──────── DATA FOR THE TASK ────────

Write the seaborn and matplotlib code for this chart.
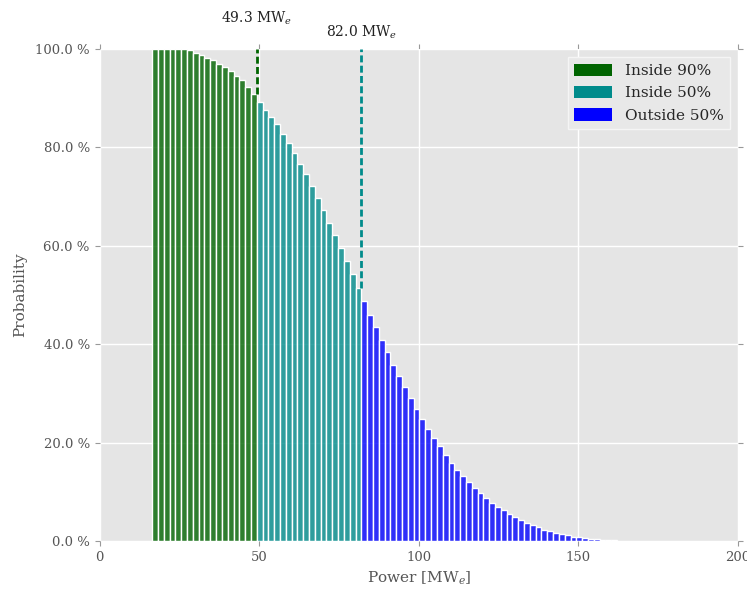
import numpy as np
import pandas as pd
import matplotlib
matplotlib.use("Agg")
import matplotlib.pyplot as plt
from matplotlib.patches import Patch
from matplotlib.ticker import FuncFormatter, MultipleLocator
import seaborn as sns

# Exceedance probability (%) of the delivered power, one value per power bin
power_start = 16.5     # MW_e, left edge of the first bin
bin_width = 1.82       # MW_e
prob_inside90 = [100.0, 100.0, 100.0, 100.0, 100.0, 100.0, 99.7, 99.2, 98.7,
                 98.2, 97.7, 97.0, 96.3, 95.5, 94.6, 93.6, 92.3, 90.8]
prob_inside50 = [89.3, 87.7, 86.2, 84.7, 82.7, 80.8, 78.8, 76.7, 74.5,
                 72.1, 69.8, 67.2, 64.7, 62.2, 59.5, 57.0, 54.2, 51.5]
prob_outside50 = [48.7, 46.0, 43.4, 40.9, 38.4, 35.8, 33.5, 31.2, 29.0, 26.9,
                  24.7, 22.8, 21.0, 19.3, 17.5, 15.9, 14.5, 13.2, 11.9, 10.7,
                  9.8, 8.7, 7.8, 6.9, 6.2, 5.4, 4.8, 4.2, 3.7, 3.3,
                  2.85, 2.3, 2.1, 1.7, 1.5, 1.3, 0.9, 0.75, 0.68, 0.47,
                  0.4, 0.27, 0.2, 0.15]
p90_power = 49.3       # MW_e
p50_power = 82.0       # MW_e
legend_labels = ["Inside 90%", "Inside 50%", "Outside 50%"]
colors = ["darkgreen", "darkcyan", "blue"]

sns.set_style("darkgrid", {
    "axes.facecolor": "#E5E5E5",
    "grid.color": "white",
    "axes.edgecolor": "#E5E5E5",
})
plt.rcParams["font.family"] = ["DejaVu Serif", "DejaVu Sans"]
plt.rcParams["mathtext.fontset"] = "dejavuserif"

fig = plt.figure(figsize=(7.47, 5.90), dpi=100)
ax = fig.add_axes([99.5 / 747, 1 - 541 / 590, 638.5 / 747, (541 - 49) / 590])

groups = [prob_inside90, prob_inside50, prob_outside50]
offset = 0
for probs, color in zip(groups, colors):
    n = len(probs)
    edges = (power_start + bin_width * np.arange(offset, offset + n + 1)).tolist()
    df = pd.DataFrame({
        "power": [0.5 * (a + b) for a, b in zip(edges[:-1], edges[1:])],
        "prob": probs,
    })
    sns.histplot(data=df, x="power", weights="prob", bins=edges, color=color,
                 alpha=0.8, edgecolor="white", linewidth=1.0, ax=ax, zorder=2)
    offset += n

# dashed markers at the 90 % and 50 % power levels, above the bars
for xv, top_prob, color, label_y in [
        (p90_power, prob_inside90[-1], "darkgreen", 106.3),
        (p50_power, prob_inside50[-1], "darkcyan", 103.3)]:
    ax.vlines(xv, top_prob, 100, colors=color, linestyles=(0, (2.5, 1.2)),
              linewidth=2, zorder=3)
    ax.text(xv, label_y, f"{xv:.1f} MW$_e$", ha="center", va="center",
            fontsize=10, color="#222222", clip_on=False)

ax.set_xlim(0, 200)
ax.set_ylim(0, 100)
ax.xaxis.set_major_locator(MultipleLocator(50))
ax.yaxis.set_major_locator(MultipleLocator(20))
ax.yaxis.set_major_formatter(FuncFormatter(lambda v, _: f"{v:.1f} %"))
ax.tick_params(axis="both", which="major", direction="out", length=3.5,
               width=0.8, color="#999999", labelcolor="#555555", labelsize=9.5,
               bottom=True, left=True, top=True, right=True,
               labeltop=False, labelright=False)
ax.grid(True, color="white", linewidth=1, zorder=0)
ax.set_axisbelow(True)
for spine in ax.spines.values():
    spine.set_visible(False)

ax.set_xlabel("Power [MW$_e$]", fontsize=11, color="#555555", labelpad=4)
ax.set_ylabel("Probability", fontsize=11, color="#555555", labelpad=6)

handles = [Patch(facecolor=c, edgecolor="none") for c in colors]
leg = ax.legend(handles, legend_labels, loc="upper right", fontsize=11,
                handlelength=2.5, handleheight=0.9, frameon=True,
                facecolor="#E8E8E8", edgecolor="#F5F5F5", framealpha=1,
                borderaxespad=0.55, fancybox=False)

fig.savefig("out.png", dpi=100)
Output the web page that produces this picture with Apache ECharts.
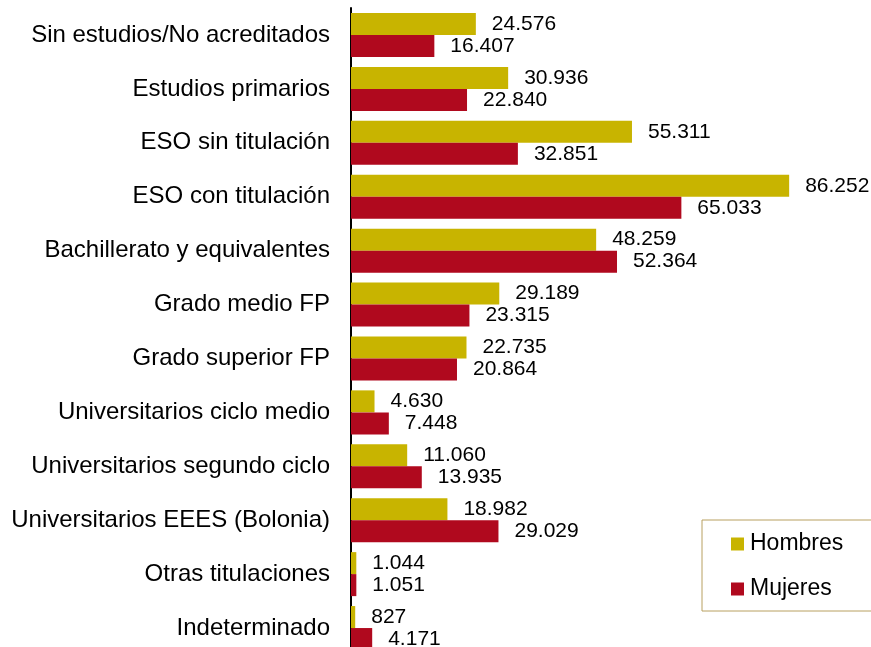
<!DOCTYPE html>
<html>
<head>
<meta charset="utf-8">
<script src="https://cdn.jsdelivr.net/npm/echarts@6/dist/echarts.min.js"></script>
<style>
  html, body { margin: 0; padding: 0; background: #fff; overflow: hidden; }
  /* chart is a bit taller than the window so the last bar is cut like the original */
  #chart { width: 871px; height: 655px; }
</style>
</head>
<body>
<div id="chart"></div>
<script>
const categories = [
  'Sin estudios/No acreditados',
  'Estudios primarios',
  'ESO sin titulación',
  'ESO con titulación',
  'Bachillerato y equivalentes',
  'Grado medio FP',
  'Grado superior FP',
  'Universitarios ciclo medio',
  'Universitarios segundo ciclo',
  'Universitarios EEES (Bolonia)',
  'Otras titulaciones',
  'Indeterminado'
]
const hombres = [24576, 30936, 55311, 86252, 48259, 29189, 22735, 4630, 11060, 18982, 1044, 827]
const mujeres = [16407, 22840, 32851, 65033, 52364, 23315, 20864, 7448, 13935, 29029, 1051, 4171]

const fontFamily = '"Liberation Sans", Arial, sans-serif'

// spanish style thousands: 24.576
function fmt(v) {
  return String(v).replace(/\B(?=(\d{3})+(?!\d))/g, '.')
}

const valueLabel = {
  show: true,
  position: 'right',
  distance: 16,
  fontSize: 21,
  fontFamily: fontFamily,
  color: '#000',
  formatter: p => fmt(p.value)
}

const chart = echarts.init(document.getElementById('chart'))
chart.setOption({
  animation: false,
  textStyle: { fontFamily: fontFamily },
  grid: { left: 351, top: 8, right: 12, bottom: 0 },
  legend: {
    orient: 'vertical',
    left: 702,
    top: 520,
    padding: [12, 40, 10, 29],
    itemGap: 21,
    itemWidth: 13,
    itemHeight: 13,
    icon: 'rect',
    borderColor: '#b8a060',
    borderWidth: 1,
    textStyle: { fontSize: 23, color: '#000', fontFamily: fontFamily, lineHeight: 24, padding: [0, 0, 0, 1] },
    data: ['Hombres', 'Mujeres']
  },
  xAxis: {
    type: 'value',
    min: 0,
    max: 100000,
    show: false
  },
  yAxis: {
    type: 'category',
    inverse: true,
    data: categories,
    axisLine: { show: true, lineStyle: { color: '#000', width: 2 } },
    axisTick: { show: false },
    axisLabel: { fontSize: 24, color: '#000', margin: 21, fontFamily: fontFamily }
  },
  series: [
    {
      name: 'Hombres',
      type: 'bar',
      data: hombres,
      barWidth: 22,
      barGap: '0%',
      itemStyle: { color: '#c8b400' },
      label: valueLabel
    },
    {
      name: 'Mujeres',
      type: 'bar',
      data: mujeres,
      barWidth: 22,
      itemStyle: { color: '#b0091e' },
      label: valueLabel
    }
  ]
})
</script>
</body>
</html>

────────

PROBLEM STATEMENT ->
The records above are to be restated exactly, without their pictures.

REPLY TO THE TASK ->
Write the seaborn and matplotlib code for this chart.
import numpy as np
import pandas as pd
import matplotlib
matplotlib.use("Agg")
import matplotlib.pyplot as plt
from matplotlib.patches import Patch
from matplotlib.ticker import FuncFormatter, MultipleLocator
import seaborn as sns

# Exceedance probability (%) of the delivered power, one value per power bin
power_start = 16.5     # MW_e, left edge of the first bin
bin_width = 1.82       # MW_e
prob_inside90 = [100.0, 100.0, 100.0, 100.0, 100.0, 100.0, 99.7, 99.2, 98.7,
                 98.2, 97.7, 97.0, 96.3, 95.5, 94.6, 93.6, 92.3, 90.8]
prob_inside50 = [89.3, 87.7, 86.2, 84.7, 82.7, 80.8, 78.8, 76.7, 74.5,
                 72.1, 69.8, 67.2, 64.7, 62.2, 59.5, 57.0, 54.2, 51.5]
prob_outside50 = [48.7, 46.0, 43.4, 40.9, 38.4, 35.8, 33.5, 31.2, 29.0, 26.9,
                  24.7, 22.8, 21.0, 19.3, 17.5, 15.9, 14.5, 13.2, 11.9, 10.7,
                  9.8, 8.7, 7.8, 6.9, 6.2, 5.4, 4.8, 4.2, 3.7, 3.3,
                  2.85, 2.3, 2.1, 1.7, 1.5, 1.3, 0.9, 0.75, 0.68, 0.47,
                  0.4, 0.27, 0.2, 0.15]
p90_power = 49.3       # MW_e
p50_power = 82.0       # MW_e
legend_labels = ["Inside 90%", "Inside 50%", "Outside 50%"]
colors = ["darkgreen", "darkcyan", "blue"]

sns.set_style("darkgrid", {
    "axes.facecolor": "#E5E5E5",
    "grid.color": "white",
    "axes.edgecolor": "#E5E5E5",
})
plt.rcParams["font.family"] = ["DejaVu Serif", "DejaVu Sans"]
plt.rcParams["mathtext.fontset"] = "dejavuserif"

fig = plt.figure(figsize=(7.47, 5.90), dpi=100)
ax = fig.add_axes([99.5 / 747, 1 - 541 / 590, 638.5 / 747, (541 - 49) / 590])

groups = [prob_inside90, prob_inside50, prob_outside50]
offset = 0
for probs, color in zip(groups, colors):
    n = len(probs)
    edges = (power_start + bin_width * np.arange(offset, offset + n + 1)).tolist()
    df = pd.DataFrame({
        "power": [0.5 * (a + b) for a, b in zip(edges[:-1], edges[1:])],
        "prob": probs,
    })
    sns.histplot(data=df, x="power", weights="prob", bins=edges, color=color,
                 alpha=0.8, edgecolor="white", linewidth=1.0, ax=ax, zorder=2)
    offset += n

# dashed markers at the 90 % and 50 % power levels, above the bars
for xv, top_prob, color, label_y in [
        (p90_power, prob_inside90[-1], "darkgreen", 106.3),
        (p50_power, prob_inside50[-1], "darkcyan", 103.3)]:
    ax.vlines(xv, top_prob, 100, colors=color, linestyles=(0, (2.5, 1.2)),
              linewidth=2, zorder=3)
    ax.text(xv, label_y, f"{xv:.1f} MW$_e$", ha="center", va="center",
            fontsize=10, color="#222222", clip_on=False)

ax.set_xlim(0, 200)
ax.set_ylim(0, 100)
ax.xaxis.set_major_locator(MultipleLocator(50))
ax.yaxis.set_major_locator(MultipleLocator(20))
ax.yaxis.set_major_formatter(FuncFormatter(lambda v, _: f"{v:.1f} %"))
ax.tick_params(axis="both", which="major", direction="out", length=3.5,
               width=0.8, color="#999999", labelcolor="#555555", labelsize=9.5,
               bottom=True, left=True, top=True, right=True,
               labeltop=False, labelright=False)
ax.grid(True, color="white", linewidth=1, zorder=0)
ax.set_axisbelow(True)
for spine in ax.spines.values():
    spine.set_visible(False)

ax.set_xlabel("Power [MW$_e$]", fontsize=11, color="#555555", labelpad=4)
ax.set_ylabel("Probability", fontsize=11, color="#555555", labelpad=6)

handles = [Patch(facecolor=c, edgecolor="none") for c in colors]
leg = ax.legend(handles, legend_labels, loc="upper right", fontsize=11,
                handlelength=2.5, handleheight=0.9, frameon=True,
                facecolor="#E8E8E8", edgecolor="#F5F5F5", framealpha=1,
                borderaxespad=0.55, fancybox=False)

fig.savefig("out.png", dpi=100)
Output the web page that produces this picture with Apache ECharts.
<!DOCTYPE html>
<html>
<head>
<meta charset="utf-8">
<script src="https://cdn.jsdelivr.net/npm/echarts@6/dist/echarts.min.js"></script>
<style>
  html, body { margin: 0; padding: 0; background: #fff; overflow: hidden; }
  /* chart is a bit taller than the window so the last bar is cut like the original */
  #chart { width: 871px; height: 655px; }
</style>
</head>
<body>
<div id="chart"></div>
<script>
const categories = [
  'Sin estudios/No acreditados',
  'Estudios primarios',
  'ESO sin titulación',
  'ESO con titulación',
  'Bachillerato y equivalentes',
  'Grado medio FP',
  'Grado superior FP',
  'Universitarios ciclo medio',
  'Universitarios segundo ciclo',
  'Universitarios EEES (Bolonia)',
  'Otras titulaciones',
  'Indeterminado'
]
const hombres = [24576, 30936, 55311, 86252, 48259, 29189, 22735, 4630, 11060, 18982, 1044, 827]
const mujeres = [16407, 22840, 32851, 65033, 52364, 23315, 20864, 7448, 13935, 29029, 1051, 4171]

const fontFamily = '"Liberation Sans", Arial, sans-serif'

// spanish style thousands: 24.576
function fmt(v) {
  return String(v).replace(/\B(?=(\d{3})+(?!\d))/g, '.')
}

const valueLabel = {
  show: true,
  position: 'right',
  distance: 16,
  fontSize: 21,
  fontFamily: fontFamily,
  color: '#000',
  formatter: p => fmt(p.value)
}

const chart = echarts.init(document.getElementById('chart'))
chart.setOption({
  animation: false,
  textStyle: { fontFamily: fontFamily },
  grid: { left: 351, top: 8, right: 12, bottom: 0 },
  legend: {
    orient: 'vertical',
    left: 702,
    top: 520,
    padding: [12, 40, 10, 29],
    itemGap: 21,
    itemWidth: 13,
    itemHeight: 13,
    icon: 'rect',
    borderColor: '#b8a060',
    borderWidth: 1,
    textStyle: { fontSize: 23, color: '#000', fontFamily: fontFamily, lineHeight: 24, padding: [0, 0, 0, 1] },
    data: ['Hombres', 'Mujeres']
  },
  xAxis: {
    type: 'value',
    min: 0,
    max: 100000,
    show: false
  },
  yAxis: {
    type: 'category',
    inverse: true,
    data: categories,
    axisLine: { show: true, lineStyle: { color: '#000', width: 2 } },
    axisTick: { show: false },
    axisLabel: { fontSize: 24, color: '#000', margin: 21, fontFamily: fontFamily }
  },
  series: [
    {
      name: 'Hombres',
      type: 'bar',
      data: hombres,
      barWidth: 22,
      barGap: '0%',
      itemStyle: { color: '#c8b400' },
      label: valueLabel
    },
    {
      name: 'Mujeres',
      type: 'bar',
      data: mujeres,
      barWidth: 22,
      itemStyle: { color: '#b0091e' },
      label: valueLabel
    }
  ]
})
</script>
</body>
</html>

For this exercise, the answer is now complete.